AVAILABLE DATA ::
.....

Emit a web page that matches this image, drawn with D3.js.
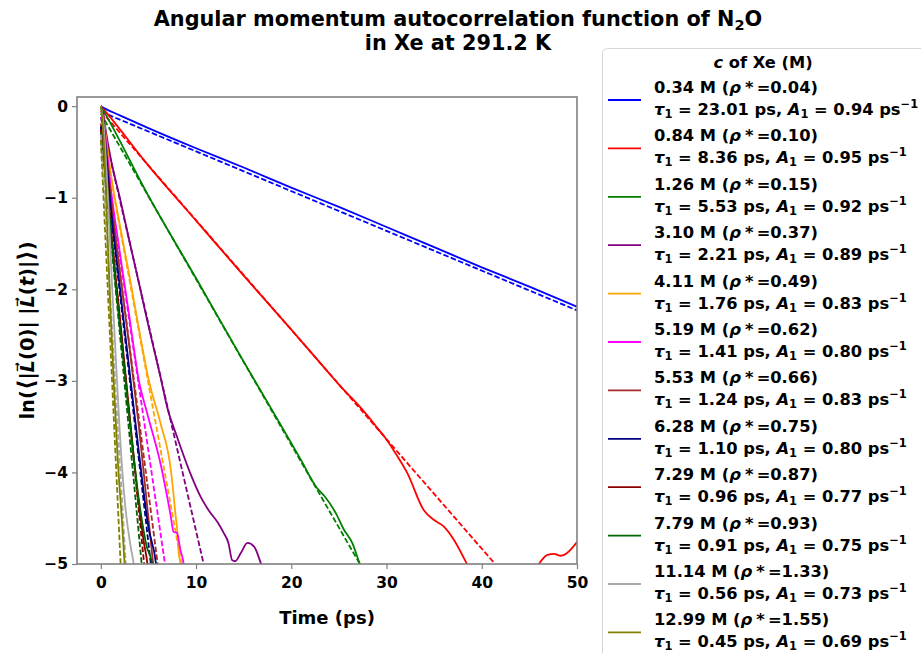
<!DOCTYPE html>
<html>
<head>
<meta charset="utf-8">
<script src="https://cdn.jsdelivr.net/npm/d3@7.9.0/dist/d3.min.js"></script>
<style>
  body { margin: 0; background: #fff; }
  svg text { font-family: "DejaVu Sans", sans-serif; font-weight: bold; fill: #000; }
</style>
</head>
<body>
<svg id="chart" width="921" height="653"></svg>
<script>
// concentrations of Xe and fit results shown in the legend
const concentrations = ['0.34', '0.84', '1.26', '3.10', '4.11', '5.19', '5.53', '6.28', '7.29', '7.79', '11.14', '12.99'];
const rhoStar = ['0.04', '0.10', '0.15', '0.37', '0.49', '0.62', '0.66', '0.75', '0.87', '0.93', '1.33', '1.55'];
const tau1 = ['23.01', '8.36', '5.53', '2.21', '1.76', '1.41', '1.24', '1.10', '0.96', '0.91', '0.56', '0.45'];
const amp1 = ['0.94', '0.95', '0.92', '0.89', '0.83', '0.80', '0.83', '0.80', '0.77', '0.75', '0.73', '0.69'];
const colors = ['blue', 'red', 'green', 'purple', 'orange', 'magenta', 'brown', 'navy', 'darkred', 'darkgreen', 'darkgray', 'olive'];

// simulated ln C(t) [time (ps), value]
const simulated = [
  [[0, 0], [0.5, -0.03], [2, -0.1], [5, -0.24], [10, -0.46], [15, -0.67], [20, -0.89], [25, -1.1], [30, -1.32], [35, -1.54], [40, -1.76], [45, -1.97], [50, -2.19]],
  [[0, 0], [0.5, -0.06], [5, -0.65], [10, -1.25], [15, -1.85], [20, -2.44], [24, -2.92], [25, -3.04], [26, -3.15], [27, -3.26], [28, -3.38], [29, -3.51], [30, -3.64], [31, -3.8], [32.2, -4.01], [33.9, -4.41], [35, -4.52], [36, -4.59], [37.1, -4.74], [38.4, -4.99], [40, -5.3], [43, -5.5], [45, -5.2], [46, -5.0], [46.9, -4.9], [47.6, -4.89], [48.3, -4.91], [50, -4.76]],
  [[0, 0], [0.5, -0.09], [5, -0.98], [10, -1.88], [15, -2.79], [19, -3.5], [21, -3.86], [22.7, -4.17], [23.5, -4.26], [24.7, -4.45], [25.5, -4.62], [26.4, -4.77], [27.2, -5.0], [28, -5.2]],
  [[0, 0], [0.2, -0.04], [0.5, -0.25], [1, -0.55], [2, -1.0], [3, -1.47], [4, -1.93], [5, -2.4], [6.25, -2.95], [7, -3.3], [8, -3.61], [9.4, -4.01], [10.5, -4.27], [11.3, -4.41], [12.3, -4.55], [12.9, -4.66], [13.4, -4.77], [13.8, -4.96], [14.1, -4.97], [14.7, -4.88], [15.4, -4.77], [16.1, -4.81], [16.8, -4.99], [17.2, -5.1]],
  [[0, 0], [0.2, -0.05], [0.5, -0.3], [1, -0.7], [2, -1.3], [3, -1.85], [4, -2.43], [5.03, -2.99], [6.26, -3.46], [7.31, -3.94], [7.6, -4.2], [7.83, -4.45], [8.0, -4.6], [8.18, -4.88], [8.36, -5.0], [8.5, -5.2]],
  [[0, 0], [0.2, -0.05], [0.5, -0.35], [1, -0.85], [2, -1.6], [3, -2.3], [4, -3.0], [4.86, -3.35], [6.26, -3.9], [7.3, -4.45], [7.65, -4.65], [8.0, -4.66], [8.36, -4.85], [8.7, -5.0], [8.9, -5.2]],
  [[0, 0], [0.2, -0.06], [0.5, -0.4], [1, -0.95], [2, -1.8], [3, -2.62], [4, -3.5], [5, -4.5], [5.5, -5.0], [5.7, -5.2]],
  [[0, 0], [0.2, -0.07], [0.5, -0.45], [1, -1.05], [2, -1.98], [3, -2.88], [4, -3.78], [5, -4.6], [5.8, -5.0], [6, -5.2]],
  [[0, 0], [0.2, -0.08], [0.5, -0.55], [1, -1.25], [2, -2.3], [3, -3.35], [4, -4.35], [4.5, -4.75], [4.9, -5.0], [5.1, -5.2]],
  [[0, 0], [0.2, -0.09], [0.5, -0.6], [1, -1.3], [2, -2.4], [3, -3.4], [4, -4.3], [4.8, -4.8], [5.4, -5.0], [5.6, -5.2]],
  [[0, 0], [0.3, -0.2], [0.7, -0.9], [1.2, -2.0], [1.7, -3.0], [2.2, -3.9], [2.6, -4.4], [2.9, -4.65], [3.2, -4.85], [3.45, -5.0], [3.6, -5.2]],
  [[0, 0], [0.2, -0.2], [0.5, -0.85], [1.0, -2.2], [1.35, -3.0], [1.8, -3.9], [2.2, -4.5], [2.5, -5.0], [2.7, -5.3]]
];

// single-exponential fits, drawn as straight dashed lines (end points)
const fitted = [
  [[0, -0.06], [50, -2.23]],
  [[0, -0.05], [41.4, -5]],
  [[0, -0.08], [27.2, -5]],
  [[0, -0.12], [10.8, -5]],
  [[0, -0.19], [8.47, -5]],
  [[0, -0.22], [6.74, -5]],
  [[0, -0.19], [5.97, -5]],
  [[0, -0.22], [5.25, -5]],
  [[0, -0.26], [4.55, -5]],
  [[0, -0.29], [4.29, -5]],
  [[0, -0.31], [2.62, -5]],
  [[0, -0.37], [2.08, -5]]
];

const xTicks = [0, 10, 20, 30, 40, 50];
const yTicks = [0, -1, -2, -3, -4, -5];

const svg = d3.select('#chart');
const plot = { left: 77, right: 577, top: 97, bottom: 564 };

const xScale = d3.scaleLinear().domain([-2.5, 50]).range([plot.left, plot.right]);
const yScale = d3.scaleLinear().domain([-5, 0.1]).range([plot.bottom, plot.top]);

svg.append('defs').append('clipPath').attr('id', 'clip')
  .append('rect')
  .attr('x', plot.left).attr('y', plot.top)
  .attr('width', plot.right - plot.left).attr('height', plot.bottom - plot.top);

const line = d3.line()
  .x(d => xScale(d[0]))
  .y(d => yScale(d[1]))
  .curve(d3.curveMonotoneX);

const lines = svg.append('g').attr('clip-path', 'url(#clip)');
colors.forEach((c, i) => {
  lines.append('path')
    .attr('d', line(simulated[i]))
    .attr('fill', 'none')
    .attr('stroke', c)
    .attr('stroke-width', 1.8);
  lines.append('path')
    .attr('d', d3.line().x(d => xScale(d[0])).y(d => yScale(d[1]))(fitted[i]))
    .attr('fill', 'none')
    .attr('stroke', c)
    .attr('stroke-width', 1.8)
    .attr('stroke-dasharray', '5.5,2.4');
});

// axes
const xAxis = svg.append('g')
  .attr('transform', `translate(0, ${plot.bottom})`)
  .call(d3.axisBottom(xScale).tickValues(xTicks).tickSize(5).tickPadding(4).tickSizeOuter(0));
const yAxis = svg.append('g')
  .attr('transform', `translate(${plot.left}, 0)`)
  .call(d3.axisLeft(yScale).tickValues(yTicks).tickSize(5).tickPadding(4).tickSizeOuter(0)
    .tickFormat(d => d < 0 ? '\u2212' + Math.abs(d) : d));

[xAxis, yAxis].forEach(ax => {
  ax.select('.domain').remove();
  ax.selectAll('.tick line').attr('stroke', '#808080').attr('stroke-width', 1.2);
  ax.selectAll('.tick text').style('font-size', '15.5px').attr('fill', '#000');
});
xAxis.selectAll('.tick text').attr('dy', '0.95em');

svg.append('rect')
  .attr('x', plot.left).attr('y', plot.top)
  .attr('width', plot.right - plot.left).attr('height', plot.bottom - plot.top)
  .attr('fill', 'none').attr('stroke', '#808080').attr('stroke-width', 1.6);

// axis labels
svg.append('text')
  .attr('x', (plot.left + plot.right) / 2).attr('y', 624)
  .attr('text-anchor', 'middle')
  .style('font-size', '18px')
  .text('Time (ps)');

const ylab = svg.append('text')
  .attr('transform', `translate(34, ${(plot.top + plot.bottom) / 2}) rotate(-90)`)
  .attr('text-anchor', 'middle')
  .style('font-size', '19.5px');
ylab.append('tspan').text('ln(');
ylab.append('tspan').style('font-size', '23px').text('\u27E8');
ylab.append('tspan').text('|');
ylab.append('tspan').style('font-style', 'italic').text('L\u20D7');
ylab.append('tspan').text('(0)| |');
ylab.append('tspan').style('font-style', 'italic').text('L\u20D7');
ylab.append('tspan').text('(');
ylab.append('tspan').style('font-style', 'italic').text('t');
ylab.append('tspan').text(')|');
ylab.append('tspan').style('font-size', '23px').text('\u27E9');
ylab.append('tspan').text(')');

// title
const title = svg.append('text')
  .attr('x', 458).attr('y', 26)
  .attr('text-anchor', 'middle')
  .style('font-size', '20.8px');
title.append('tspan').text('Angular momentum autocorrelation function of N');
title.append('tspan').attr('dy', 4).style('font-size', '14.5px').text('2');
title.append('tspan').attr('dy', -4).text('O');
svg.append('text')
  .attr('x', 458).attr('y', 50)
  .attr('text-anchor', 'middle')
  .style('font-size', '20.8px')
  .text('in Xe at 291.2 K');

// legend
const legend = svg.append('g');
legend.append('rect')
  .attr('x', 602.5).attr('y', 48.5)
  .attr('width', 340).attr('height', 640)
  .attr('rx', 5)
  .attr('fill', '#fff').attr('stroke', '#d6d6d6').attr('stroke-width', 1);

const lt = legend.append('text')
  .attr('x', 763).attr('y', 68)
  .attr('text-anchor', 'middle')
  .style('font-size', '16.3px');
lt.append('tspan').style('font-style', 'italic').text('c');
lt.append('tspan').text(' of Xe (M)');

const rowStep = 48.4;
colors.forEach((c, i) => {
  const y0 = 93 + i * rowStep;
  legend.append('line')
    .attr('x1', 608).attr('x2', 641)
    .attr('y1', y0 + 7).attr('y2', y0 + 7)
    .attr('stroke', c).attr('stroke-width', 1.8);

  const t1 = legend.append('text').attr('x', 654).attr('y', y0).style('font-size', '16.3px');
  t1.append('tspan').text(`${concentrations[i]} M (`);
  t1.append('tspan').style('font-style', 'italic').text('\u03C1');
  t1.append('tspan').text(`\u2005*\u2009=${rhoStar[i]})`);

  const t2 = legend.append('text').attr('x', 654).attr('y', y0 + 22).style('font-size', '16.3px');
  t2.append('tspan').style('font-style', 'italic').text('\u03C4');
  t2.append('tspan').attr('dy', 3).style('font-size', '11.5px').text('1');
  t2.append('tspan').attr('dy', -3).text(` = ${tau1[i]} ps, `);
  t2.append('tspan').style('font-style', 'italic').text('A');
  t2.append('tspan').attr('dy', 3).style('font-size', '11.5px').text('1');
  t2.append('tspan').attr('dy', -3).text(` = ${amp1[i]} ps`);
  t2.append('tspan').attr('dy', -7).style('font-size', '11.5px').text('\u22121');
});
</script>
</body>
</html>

.....

TASK DETAILS ::
Select and copy every line of the listing with the word "drawn".

RESULT FOR THIS TASK ::
Emit a web page that matches this image, drawn with D3.js.
// single-exponential fits, drawn as straight dashed lines (end points)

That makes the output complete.